## start TASK MATERIAL
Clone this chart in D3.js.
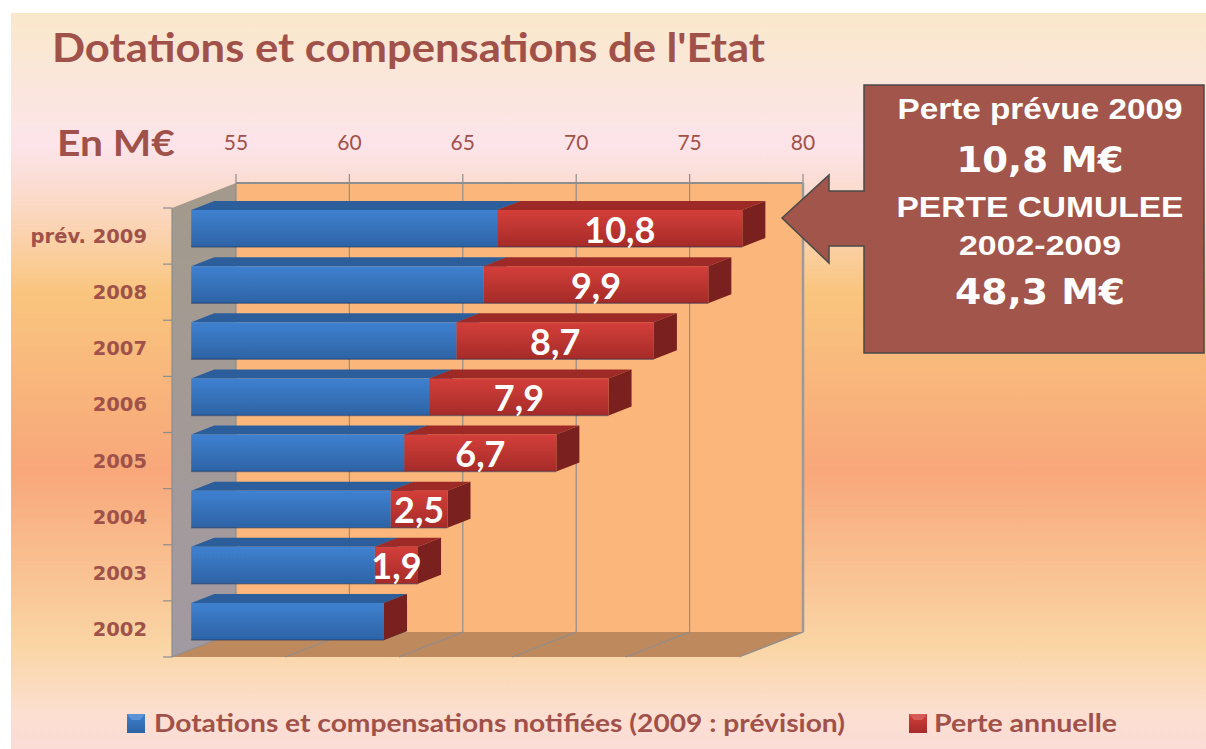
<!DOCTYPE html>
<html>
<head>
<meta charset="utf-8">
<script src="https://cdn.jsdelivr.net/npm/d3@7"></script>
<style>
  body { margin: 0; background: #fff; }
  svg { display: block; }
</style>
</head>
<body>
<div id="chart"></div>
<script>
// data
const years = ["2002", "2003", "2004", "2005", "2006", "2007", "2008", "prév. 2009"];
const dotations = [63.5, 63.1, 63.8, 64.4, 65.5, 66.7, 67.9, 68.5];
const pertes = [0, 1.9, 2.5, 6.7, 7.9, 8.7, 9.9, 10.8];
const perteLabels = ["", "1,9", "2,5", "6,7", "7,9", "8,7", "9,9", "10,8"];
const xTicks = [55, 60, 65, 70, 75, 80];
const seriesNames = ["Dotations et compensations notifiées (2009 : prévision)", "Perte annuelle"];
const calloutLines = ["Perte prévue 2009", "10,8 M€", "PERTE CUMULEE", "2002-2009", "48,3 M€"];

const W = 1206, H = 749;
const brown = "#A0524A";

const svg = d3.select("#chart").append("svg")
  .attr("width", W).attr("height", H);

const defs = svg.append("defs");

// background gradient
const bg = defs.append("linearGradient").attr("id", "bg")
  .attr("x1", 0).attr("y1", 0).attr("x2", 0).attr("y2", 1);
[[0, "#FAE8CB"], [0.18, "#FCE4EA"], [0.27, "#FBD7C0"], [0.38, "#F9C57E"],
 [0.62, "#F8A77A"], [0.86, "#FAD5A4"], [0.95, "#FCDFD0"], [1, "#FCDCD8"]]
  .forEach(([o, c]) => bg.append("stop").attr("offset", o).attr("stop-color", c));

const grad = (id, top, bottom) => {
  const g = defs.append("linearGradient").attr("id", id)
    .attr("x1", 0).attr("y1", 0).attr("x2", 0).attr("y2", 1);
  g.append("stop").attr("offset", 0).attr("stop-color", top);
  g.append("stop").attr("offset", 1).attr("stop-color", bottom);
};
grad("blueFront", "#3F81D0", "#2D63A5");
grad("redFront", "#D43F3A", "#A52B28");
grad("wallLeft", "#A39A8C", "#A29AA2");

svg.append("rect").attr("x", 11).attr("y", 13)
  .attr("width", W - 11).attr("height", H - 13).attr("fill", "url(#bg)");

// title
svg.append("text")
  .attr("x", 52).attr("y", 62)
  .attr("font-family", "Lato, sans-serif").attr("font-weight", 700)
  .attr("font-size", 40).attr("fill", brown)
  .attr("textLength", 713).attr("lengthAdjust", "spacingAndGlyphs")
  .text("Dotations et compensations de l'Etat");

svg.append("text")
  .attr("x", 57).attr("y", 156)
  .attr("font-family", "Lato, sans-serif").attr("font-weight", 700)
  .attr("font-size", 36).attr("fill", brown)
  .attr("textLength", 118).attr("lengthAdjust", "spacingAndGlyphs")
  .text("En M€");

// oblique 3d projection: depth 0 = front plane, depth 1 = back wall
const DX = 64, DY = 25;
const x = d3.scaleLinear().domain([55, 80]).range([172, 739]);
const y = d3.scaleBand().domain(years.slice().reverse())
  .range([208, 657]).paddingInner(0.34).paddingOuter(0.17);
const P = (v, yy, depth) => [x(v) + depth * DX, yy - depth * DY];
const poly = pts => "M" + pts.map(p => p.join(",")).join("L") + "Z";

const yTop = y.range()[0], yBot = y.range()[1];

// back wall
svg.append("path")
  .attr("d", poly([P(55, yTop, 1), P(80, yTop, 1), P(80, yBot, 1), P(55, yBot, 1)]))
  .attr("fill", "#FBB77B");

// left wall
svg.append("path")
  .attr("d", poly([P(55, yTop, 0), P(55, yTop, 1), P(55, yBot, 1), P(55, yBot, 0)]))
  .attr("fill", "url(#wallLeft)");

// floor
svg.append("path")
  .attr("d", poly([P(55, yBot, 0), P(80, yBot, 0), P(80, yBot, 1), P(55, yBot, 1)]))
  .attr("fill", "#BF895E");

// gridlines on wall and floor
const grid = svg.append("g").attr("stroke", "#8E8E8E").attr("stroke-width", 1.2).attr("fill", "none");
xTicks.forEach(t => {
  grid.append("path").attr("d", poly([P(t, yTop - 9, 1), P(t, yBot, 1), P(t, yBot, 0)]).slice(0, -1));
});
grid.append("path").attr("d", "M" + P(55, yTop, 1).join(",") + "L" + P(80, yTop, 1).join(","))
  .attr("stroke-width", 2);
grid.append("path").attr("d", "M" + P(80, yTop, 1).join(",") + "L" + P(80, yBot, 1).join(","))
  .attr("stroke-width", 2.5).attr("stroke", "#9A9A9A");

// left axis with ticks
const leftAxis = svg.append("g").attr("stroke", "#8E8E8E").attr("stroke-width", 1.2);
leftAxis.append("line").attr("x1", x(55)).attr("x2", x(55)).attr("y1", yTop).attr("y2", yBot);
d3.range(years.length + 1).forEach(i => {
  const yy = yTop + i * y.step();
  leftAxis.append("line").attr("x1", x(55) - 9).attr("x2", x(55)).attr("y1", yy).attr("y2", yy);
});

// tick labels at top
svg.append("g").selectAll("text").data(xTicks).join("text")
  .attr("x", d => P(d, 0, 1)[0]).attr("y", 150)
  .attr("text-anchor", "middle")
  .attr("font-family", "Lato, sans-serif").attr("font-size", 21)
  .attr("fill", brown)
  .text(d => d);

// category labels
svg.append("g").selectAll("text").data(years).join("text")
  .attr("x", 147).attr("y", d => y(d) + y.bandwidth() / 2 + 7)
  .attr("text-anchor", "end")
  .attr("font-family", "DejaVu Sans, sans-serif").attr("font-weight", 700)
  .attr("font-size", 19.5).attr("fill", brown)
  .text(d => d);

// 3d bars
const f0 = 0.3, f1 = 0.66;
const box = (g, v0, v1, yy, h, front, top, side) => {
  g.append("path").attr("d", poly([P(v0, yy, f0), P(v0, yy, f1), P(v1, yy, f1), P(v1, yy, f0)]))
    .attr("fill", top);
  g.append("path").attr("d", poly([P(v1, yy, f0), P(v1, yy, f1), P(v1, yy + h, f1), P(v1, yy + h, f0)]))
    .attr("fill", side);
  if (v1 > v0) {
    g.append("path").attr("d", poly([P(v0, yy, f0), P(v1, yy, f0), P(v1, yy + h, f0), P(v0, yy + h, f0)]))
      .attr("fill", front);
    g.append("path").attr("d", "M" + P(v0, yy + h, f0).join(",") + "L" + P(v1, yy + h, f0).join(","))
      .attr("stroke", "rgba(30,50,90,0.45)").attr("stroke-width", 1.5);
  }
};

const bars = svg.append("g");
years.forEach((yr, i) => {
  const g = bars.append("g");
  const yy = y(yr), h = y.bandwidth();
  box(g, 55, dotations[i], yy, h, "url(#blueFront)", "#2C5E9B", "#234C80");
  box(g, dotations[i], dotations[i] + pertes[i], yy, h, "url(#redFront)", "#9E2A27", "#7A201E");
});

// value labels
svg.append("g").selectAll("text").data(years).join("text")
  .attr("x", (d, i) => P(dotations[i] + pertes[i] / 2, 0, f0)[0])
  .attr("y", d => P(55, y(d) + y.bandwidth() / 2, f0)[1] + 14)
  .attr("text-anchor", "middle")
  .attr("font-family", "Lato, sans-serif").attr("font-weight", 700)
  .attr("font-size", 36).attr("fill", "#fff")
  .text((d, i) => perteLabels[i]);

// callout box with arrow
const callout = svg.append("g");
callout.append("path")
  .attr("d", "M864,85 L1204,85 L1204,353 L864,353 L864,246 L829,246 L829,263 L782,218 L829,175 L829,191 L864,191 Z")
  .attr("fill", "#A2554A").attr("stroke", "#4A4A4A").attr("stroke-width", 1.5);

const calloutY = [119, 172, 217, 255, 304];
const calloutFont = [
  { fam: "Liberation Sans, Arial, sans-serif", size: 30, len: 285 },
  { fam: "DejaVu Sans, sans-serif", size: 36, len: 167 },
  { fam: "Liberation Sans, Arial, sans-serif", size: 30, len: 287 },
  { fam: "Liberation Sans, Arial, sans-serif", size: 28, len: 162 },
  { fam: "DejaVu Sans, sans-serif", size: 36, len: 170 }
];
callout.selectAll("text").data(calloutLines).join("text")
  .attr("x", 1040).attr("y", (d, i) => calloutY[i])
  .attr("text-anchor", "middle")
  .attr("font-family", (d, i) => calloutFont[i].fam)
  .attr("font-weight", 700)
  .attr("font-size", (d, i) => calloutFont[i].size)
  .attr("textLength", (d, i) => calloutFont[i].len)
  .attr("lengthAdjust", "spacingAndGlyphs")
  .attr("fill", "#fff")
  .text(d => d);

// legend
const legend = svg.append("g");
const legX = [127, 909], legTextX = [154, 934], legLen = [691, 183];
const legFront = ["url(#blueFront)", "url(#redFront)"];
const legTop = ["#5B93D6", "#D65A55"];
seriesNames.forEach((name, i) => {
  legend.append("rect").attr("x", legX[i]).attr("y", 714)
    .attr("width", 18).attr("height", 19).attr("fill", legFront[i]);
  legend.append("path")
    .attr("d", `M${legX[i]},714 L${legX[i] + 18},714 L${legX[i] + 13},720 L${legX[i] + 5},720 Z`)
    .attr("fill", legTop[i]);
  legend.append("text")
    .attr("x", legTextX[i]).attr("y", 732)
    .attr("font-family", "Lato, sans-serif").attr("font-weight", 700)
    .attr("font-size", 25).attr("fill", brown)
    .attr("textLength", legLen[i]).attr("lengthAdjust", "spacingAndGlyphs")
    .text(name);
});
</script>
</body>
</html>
## end TASK MATERIAL
## start TASK MATERIAL
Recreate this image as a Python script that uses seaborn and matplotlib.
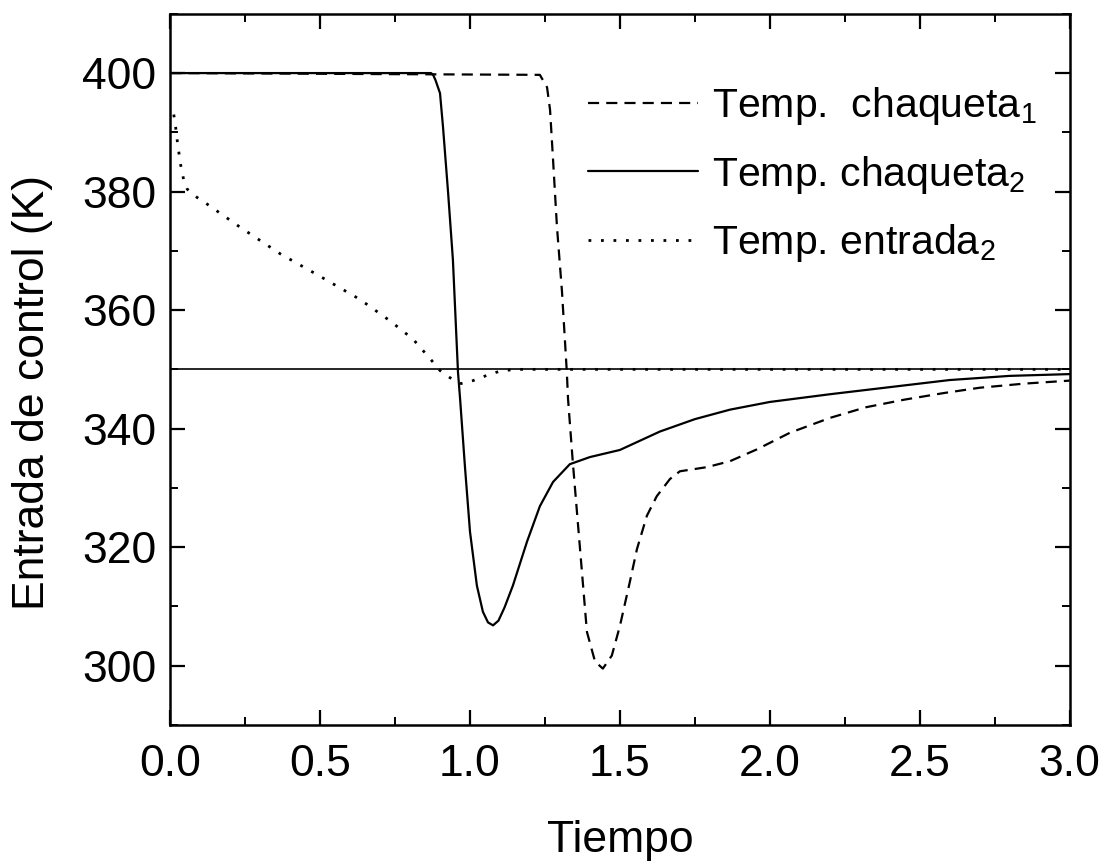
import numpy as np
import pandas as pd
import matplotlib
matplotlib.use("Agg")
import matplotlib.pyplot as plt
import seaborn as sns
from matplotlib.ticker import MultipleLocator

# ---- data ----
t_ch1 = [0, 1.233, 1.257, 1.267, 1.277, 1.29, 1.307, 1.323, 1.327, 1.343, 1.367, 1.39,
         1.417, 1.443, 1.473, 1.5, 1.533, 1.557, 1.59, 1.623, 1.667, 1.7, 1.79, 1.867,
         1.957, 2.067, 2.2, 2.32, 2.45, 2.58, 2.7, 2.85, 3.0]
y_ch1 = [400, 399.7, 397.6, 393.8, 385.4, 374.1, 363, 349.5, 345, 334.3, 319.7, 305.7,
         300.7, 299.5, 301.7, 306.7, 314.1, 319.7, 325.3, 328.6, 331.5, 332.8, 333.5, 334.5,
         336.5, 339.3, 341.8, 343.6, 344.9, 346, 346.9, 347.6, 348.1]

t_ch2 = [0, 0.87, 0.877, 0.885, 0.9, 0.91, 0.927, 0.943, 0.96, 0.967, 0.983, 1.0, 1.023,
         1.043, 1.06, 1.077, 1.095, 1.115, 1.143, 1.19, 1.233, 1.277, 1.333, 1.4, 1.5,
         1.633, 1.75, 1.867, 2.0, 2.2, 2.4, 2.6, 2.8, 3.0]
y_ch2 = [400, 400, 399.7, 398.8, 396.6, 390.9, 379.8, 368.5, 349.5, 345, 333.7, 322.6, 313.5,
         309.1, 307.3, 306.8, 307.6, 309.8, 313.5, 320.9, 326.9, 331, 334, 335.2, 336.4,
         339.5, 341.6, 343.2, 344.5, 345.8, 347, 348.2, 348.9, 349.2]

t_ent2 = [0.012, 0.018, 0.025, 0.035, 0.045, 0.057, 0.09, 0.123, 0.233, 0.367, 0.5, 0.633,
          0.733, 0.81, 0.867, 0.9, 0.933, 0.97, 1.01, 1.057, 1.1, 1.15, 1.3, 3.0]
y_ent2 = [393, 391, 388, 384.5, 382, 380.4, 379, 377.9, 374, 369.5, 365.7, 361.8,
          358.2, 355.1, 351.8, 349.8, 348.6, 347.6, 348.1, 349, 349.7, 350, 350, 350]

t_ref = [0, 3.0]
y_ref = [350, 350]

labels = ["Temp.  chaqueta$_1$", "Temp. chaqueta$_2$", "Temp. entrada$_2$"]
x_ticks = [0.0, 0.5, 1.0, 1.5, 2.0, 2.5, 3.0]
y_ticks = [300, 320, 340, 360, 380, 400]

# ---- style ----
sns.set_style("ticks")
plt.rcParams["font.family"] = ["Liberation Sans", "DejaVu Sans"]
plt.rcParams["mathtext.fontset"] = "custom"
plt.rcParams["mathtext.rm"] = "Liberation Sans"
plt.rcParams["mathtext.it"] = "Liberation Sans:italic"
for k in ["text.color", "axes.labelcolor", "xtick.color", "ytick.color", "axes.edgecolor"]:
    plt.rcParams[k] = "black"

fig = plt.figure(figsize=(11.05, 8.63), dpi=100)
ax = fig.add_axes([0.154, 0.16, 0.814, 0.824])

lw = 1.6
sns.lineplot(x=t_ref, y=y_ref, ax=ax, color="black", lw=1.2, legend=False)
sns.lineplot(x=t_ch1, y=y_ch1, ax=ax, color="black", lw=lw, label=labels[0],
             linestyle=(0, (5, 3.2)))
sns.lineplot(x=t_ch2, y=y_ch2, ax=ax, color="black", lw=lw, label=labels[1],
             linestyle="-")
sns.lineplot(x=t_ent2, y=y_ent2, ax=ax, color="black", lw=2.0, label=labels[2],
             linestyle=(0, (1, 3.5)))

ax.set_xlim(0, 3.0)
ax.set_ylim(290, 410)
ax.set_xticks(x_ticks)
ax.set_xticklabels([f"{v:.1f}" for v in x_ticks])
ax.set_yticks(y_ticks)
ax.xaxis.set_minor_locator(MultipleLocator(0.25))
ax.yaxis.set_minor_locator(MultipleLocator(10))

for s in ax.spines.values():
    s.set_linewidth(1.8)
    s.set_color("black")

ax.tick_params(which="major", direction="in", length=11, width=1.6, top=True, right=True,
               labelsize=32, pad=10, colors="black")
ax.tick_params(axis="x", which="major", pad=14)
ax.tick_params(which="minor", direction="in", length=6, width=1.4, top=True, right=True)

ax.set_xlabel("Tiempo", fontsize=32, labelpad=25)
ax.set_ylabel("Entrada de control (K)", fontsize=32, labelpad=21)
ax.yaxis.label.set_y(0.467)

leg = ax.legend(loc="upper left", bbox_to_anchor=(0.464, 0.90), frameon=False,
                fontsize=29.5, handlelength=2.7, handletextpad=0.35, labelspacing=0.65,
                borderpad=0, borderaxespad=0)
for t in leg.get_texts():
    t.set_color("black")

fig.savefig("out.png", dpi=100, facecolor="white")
## end TASK MATERIAL
## start TASK MATERIAL
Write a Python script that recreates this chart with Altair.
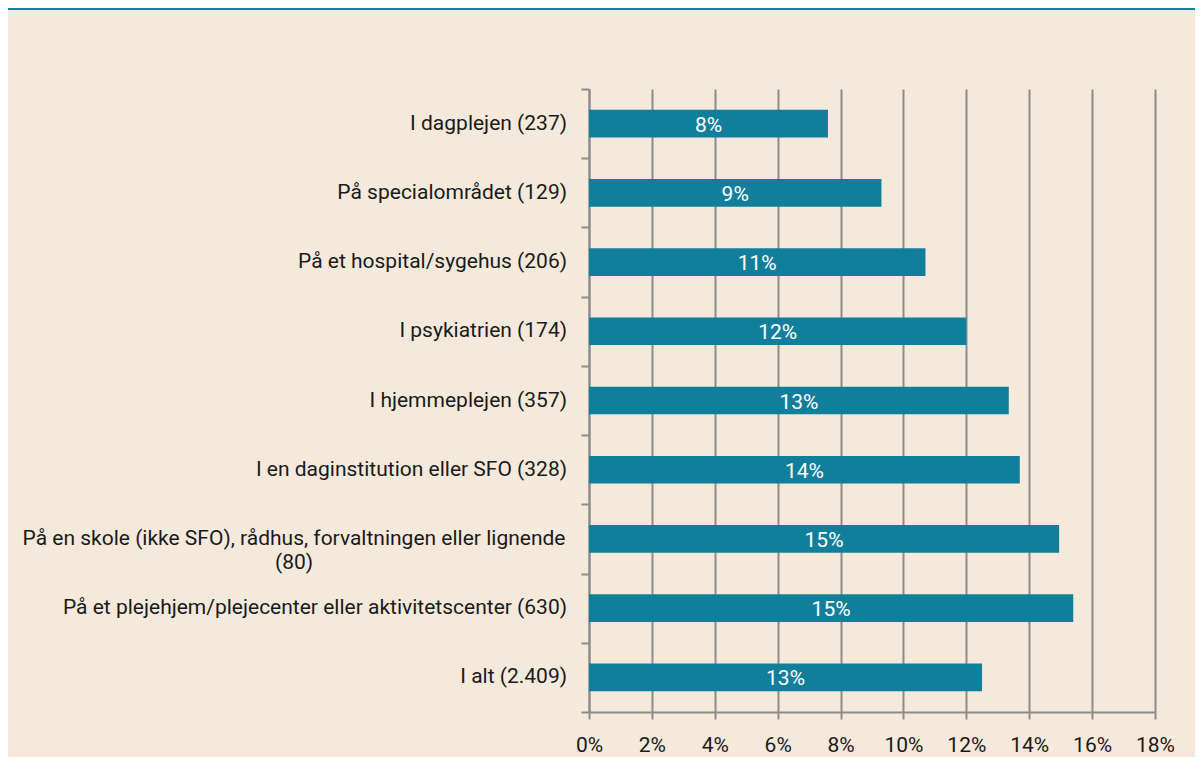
## end TASK MATERIAL
◆ **TASK BRIEF**: Quote the data above exactly from the line with "Recreate this image" to the line with "336.5, 339.3, 341.8, 343.6, 344.9, 346, 346.9, 347.6, 348.1]", both ends counted, and nothing else. Pictures don't go in.

◆ **FINISHED TASK**:
Recreate this image as a Python script that uses seaborn and matplotlib.
import numpy as np
import pandas as pd
import matplotlib
matplotlib.use("Agg")
import matplotlib.pyplot as plt
import seaborn as sns
from matplotlib.ticker import MultipleLocator

# ---- data ----
t_ch1 = [0, 1.233, 1.257, 1.267, 1.277, 1.29, 1.307, 1.323, 1.327, 1.343, 1.367, 1.39,
         1.417, 1.443, 1.473, 1.5, 1.533, 1.557, 1.59, 1.623, 1.667, 1.7, 1.79, 1.867,
         1.957, 2.067, 2.2, 2.32, 2.45, 2.58, 2.7, 2.85, 3.0]
y_ch1 = [400, 399.7, 397.6, 393.8, 385.4, 374.1, 363, 349.5, 345, 334.3, 319.7, 305.7,
         300.7, 299.5, 301.7, 306.7, 314.1, 319.7, 325.3, 328.6, 331.5, 332.8, 333.5, 334.5,
         336.5, 339.3, 341.8, 343.6, 344.9, 346, 346.9, 347.6, 348.1]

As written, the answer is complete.